◆ Given material
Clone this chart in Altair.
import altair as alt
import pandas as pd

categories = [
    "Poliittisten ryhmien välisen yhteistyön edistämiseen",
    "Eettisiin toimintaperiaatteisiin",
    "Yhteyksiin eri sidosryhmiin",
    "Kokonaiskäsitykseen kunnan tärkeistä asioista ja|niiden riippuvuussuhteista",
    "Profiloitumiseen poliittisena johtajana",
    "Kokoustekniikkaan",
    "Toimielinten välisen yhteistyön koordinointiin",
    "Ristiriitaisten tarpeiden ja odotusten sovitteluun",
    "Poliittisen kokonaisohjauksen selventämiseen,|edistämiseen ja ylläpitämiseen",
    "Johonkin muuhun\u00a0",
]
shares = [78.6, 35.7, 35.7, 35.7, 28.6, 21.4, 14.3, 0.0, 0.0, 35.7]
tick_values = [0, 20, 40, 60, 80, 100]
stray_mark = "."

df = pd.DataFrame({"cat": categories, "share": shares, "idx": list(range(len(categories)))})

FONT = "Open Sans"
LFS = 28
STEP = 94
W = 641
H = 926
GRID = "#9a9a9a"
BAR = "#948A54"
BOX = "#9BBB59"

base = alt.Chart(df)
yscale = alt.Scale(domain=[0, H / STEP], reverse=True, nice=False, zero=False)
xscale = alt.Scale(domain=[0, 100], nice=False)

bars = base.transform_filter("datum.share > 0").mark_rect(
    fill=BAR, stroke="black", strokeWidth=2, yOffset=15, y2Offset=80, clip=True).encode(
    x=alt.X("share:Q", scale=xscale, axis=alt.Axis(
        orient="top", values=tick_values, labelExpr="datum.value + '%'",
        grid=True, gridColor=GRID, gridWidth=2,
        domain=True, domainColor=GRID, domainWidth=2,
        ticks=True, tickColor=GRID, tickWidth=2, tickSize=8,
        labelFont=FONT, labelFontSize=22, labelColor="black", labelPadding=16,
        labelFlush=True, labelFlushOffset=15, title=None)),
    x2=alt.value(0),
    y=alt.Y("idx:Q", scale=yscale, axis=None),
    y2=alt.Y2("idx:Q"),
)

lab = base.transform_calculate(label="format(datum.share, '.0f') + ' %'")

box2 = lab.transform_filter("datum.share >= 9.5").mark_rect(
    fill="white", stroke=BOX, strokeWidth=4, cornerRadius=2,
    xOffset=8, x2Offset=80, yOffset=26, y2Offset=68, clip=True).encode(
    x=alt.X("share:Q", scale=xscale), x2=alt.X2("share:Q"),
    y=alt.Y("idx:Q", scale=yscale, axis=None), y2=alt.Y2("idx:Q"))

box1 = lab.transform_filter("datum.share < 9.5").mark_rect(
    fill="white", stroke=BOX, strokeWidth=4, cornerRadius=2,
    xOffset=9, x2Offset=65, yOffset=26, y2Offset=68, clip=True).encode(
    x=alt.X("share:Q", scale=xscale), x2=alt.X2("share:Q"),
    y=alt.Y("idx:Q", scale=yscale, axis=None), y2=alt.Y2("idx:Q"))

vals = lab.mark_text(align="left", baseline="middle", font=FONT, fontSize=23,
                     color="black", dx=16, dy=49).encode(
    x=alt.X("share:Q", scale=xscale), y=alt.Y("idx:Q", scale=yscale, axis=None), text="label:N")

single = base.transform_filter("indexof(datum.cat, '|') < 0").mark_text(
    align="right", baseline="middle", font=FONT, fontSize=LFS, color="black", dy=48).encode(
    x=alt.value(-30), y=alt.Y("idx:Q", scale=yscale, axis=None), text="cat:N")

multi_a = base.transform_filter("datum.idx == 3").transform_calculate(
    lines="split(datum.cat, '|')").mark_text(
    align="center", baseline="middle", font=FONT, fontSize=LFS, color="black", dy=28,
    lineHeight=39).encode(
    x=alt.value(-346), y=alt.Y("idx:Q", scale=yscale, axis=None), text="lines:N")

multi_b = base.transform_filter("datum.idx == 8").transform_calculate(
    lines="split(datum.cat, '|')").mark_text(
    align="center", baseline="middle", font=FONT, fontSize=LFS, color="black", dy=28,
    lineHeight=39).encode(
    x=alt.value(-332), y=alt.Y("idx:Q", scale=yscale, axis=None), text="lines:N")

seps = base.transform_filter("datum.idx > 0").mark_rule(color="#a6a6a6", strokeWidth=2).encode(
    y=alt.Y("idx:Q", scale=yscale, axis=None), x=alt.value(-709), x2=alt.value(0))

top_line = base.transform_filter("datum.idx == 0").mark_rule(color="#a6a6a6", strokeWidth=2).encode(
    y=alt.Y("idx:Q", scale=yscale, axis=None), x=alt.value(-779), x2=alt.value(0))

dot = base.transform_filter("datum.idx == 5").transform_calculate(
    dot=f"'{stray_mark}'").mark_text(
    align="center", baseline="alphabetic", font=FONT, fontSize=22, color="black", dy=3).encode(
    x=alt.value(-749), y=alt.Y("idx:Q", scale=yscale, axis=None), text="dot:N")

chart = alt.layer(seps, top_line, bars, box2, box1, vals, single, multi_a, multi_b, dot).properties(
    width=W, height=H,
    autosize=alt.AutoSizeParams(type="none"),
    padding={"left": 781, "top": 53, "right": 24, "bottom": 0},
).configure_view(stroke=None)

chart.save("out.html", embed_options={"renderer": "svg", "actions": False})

◆ Given request
What are the exact lines from the beginning of the material through the line containing "xscale = alt.Scale(domain=[0, 100], nice=False)"? Write out those lines alone.

◆ Exercise response
Clone this chart in Altair.
import altair as alt
import pandas as pd

categories = [
    "Poliittisten ryhmien välisen yhteistyön edistämiseen",
    "Eettisiin toimintaperiaatteisiin",
    "Yhteyksiin eri sidosryhmiin",
    "Kokonaiskäsitykseen kunnan tärkeistä asioista ja|niiden riippuvuussuhteista",
    "Profiloitumiseen poliittisena johtajana",
    "Kokoustekniikkaan",
    "Toimielinten välisen yhteistyön koordinointiin",
    "Ristiriitaisten tarpeiden ja odotusten sovitteluun",
    "Poliittisen kokonaisohjauksen selventämiseen,|edistämiseen ja ylläpitämiseen",
    "Johonkin muuhun\u00a0",
]
shares = [78.6, 35.7, 35.7, 35.7, 28.6, 21.4, 14.3, 0.0, 0.0, 35.7]
tick_values = [0, 20, 40, 60, 80, 100]
stray_mark = "."

df = pd.DataFrame({"cat": categories, "share": shares, "idx": list(range(len(categories)))})

FONT = "Open Sans"
LFS = 28
STEP = 94
W = 641
H = 926
GRID = "#9a9a9a"
BAR = "#948A54"
BOX = "#9BBB59"

base = alt.Chart(df)
yscale = alt.Scale(domain=[0, H / STEP], reverse=True, nice=False, zero=False)
xscale = alt.Scale(domain=[0, 100], nice=False)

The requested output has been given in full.